PROBLEM DESCRIPTION
Your task is to retype the lines from the opening of the material through the line that includes "arc[start angle=180, end angle=270, radius=#2]". Do not copy the pictures.

☆ ☆ ☆ ☆

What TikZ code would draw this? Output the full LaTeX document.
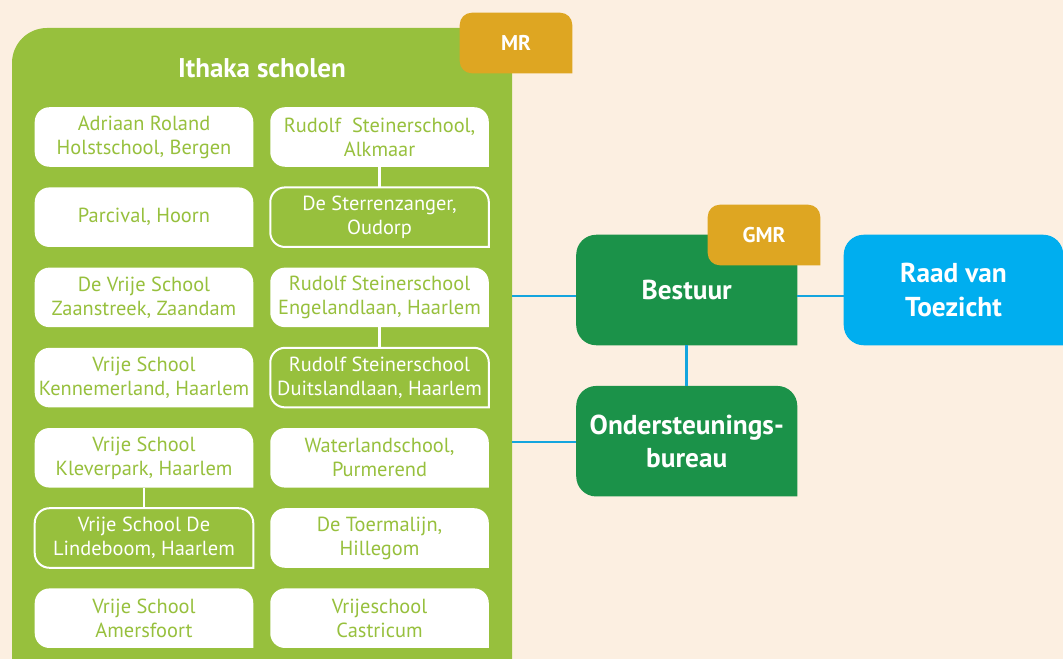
\documentclass[tikz,border=0pt]{standalone}
\usepackage{fontspec}
\setmainfont{PT Sans}
\usepackage{tikz}
\usetikzlibrary{backgrounds}
\usetikzlibrary{positioning}
\definecolor{ithgreen}{RGB}{151,192,61}
\definecolor{bestgreen}{RGB}{27,146,73}
\definecolor{tabgold}{RGB}{222,166,34}
\definecolor{raadblue}{RGB}{0,174,239}
\definecolor{linkblue}{RGB}{20,165,222}
\definecolor{paper}{RGB}{252,239,225}

% 右下角不圓的方框
\newcommand{\cornerbox}[3]{%
  \path[#3] (#1.south east) -- ([yshift=-#2]#1.north east)
    arc[start angle=0, end angle=90, radius=#2]
    -- ([xshift=#2]#1.north west)
    arc[start angle=90, end angle=180, radius=#2]
    -- ([yshift=#2]#1.south west)
    arc[start angle=180, end angle=270, radius=#2] -- cycle;}

\begin{document}
\begin{tikzpicture}[
    x=0.75pt, y=-0.75pt,
    school/.style={
        align=center,
        minimum width=163.5pt,
        minimum height=44.25pt,
        inner sep=0pt,
        text=ithgreen,
        font=\fontsize{15.3}{18}\selectfont
    },
    schoolalt/.style={
        school,
        text=white
    },
    tab/.style={
        minimum width=84pt,
        minimum height=45pt,
        inner sep=0pt,
        text=white,
        font=\bfseries\fontsize{16}{18}\selectfont
    },
    board/.style={
        align=center,
        minimum width=165.4pt,
        minimum height=82.5pt,
        inner sep=0pt,
        text=white,
        font=\bfseries\fontsize{20.5}{25}\selectfont
    },
    link/.style={draw=linkblue, line width=2pt},
    stem/.style={draw=white, line width=2pt},
    node distance=15.5pt and 12.75pt
]
\useasboundingbox (0,0) rectangle (1063,659);
% --- 背景與綠色面板 ---
\begin{scope}[on background layer]
    \fill[paper] (0,0) rectangle (1063,659);
    \fill[ithgreen] (12,659) -- (12,63) arc[start angle=180, end angle=90, radius=26.25pt]
        -- (512,28) -- (512,659) -- cycle;
\end{scope}

% 標題
\node[font=\bfseries\fontsize{20.3}{24}\selectfont, text=white] (titel) at (262,68) {Ithaka scholen};
\node[tab] (mr) at (516,43) {MR};

% --- 學校: 左欄 ---
\node[school] (adriaan) at (144,137) {Adriaan Roland\\Holstschool, Bergen};
\node[school, below=of adriaan] (parcival) {Parcival, Hoorn};
\node[school, below=of parcival] (zaanstreek) {De Vrije School\\Zaanstreek, Zaandam};
\node[school, below=of zaanstreek] (kennemerland) {Vrije School\\Kennemerland, Haarlem};
\node[school, below=of kennemerland] (kleverpark) {Vrije School\\Kleverpark, Haarlem};
\node[schoolalt, below=of kleverpark] (lindeboom) {Vrije School De\\Lindeboom, Haarlem};
\node[school, below=of lindeboom] (amersfoort) {Vrije School\\Amersfoort};

% --- 學校: 右欄 ---
\node[school, right=of adriaan] (alkmaar) {Rudolf\ \ Steinerschool,\\Alkmaar};
\node[schoolalt, below=of alkmaar] (sterrenzanger) {De Sterrenzanger,\\Oudorp};
\node[school, below=of sterrenzanger] (engelandlaan) {Rudolf Steinerschool\\Engelandlaan, Haarlem};
\node[schoolalt, below=of engelandlaan] (duitslandlaan) {Rudolf Steinerschool\\Duitslandlaan, Haarlem};
\node[school, below=of duitslandlaan] (waterland) {Waterlandschool,\\Purmerend};
\node[school, below=of waterland] (toermalijn) {De Toermalijn,\\Hillegom};
\node[school, below=of toermalijn] (castricum) {Vrijeschool\\Castricum};

% --- 右側組織 ---
\node[board] (bestuur) at (686.75,290) {Bestuur};
\node[board] (onder) at (686.75,441.2) {Ondersteunings-\\bureau};
\node[tab] (gmr) at (764,235) {GMR};
\node[board, minimum width=164.25pt] (raad) at (953.5,290) {Raad van\\Toezicht};

% 方框形狀
\begin{scope}[on background layer]
    \cornerbox{adriaan}{11pt}{fill=white}
    \cornerbox{parcival}{11pt}{fill=white}
    \cornerbox{zaanstreek}{11pt}{fill=white}
    \cornerbox{kennemerland}{11pt}{fill=white}
    \cornerbox{kleverpark}{11pt}{fill=white}
    \cornerbox{amersfoort}{11pt}{fill=white}
    \cornerbox{alkmaar}{11pt}{fill=white}
    \cornerbox{engelandlaan}{11pt}{fill=white}
    \cornerbox{waterland}{11pt}{fill=white}
    \cornerbox{toermalijn}{11pt}{fill=white}
    \cornerbox{castricum}{11pt}{fill=white}
    \cornerbox{lindeboom}{11pt}{fill=ithgreen, draw=white, line width=1.5pt}
    \cornerbox{sterrenzanger}{11pt}{fill=ithgreen, draw=white, line width=1.5pt}
    \cornerbox{duitslandlaan}{11pt}{fill=ithgreen, draw=white, line width=1.5pt}
    \cornerbox{mr}{9pt}{fill=tabgold}
    \cornerbox{bestuur}{15pt}{fill=bestgreen}
    \cornerbox{onder}{15pt}{fill=bestgreen}
    \cornerbox{gmr}{9pt}{fill=tabgold}
    \cornerbox{raad}{15pt}{fill=raadblue}
\end{scope}

% --- 連線 ---
\coordinate (pb) at (512,296);
\coordinate (po) at (512,442);
\draw[link] (pb) -- (pb -| bestuur.west);
\draw[link] (pb -| bestuur.east) -- (pb -| raad.west);
\draw[link] (bestuur.south) -- (onder.north);
\draw[link] (po) -- (po -| onder.west);
\draw[stem] (alkmaar.south) -- (sterrenzanger.north);
\draw[stem] (engelandlaan.south) -- (duitslandlaan.north);
\draw[stem] (kleverpark.south) -- (lindeboom.north);
\end{tikzpicture}
\end{document}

☆ ☆ ☆ ☆

REPLY TO THE EXERCISE
What TikZ code would draw this? Output the full LaTeX document.
\documentclass[tikz,border=0pt]{standalone}
\usepackage{fontspec}
\setmainfont{PT Sans}
\usepackage{tikz}
\usetikzlibrary{backgrounds}
\usetikzlibrary{positioning}
\definecolor{ithgreen}{RGB}{151,192,61}
\definecolor{bestgreen}{RGB}{27,146,73}
\definecolor{tabgold}{RGB}{222,166,34}
\definecolor{raadblue}{RGB}{0,174,239}
\definecolor{linkblue}{RGB}{20,165,222}
\definecolor{paper}{RGB}{252,239,225}

% 右下角不圓的方框
\newcommand{\cornerbox}[3]{%
  \path[#3] (#1.south east) -- ([yshift=-#2]#1.north east)
    arc[start angle=0, end angle=90, radius=#2]
    -- ([xshift=#2]#1.north west)
    arc[start angle=90, end angle=180, radius=#2]
    -- ([yshift=#2]#1.south west)
    arc[start angle=180, end angle=270, radius=#2] -- cycle;}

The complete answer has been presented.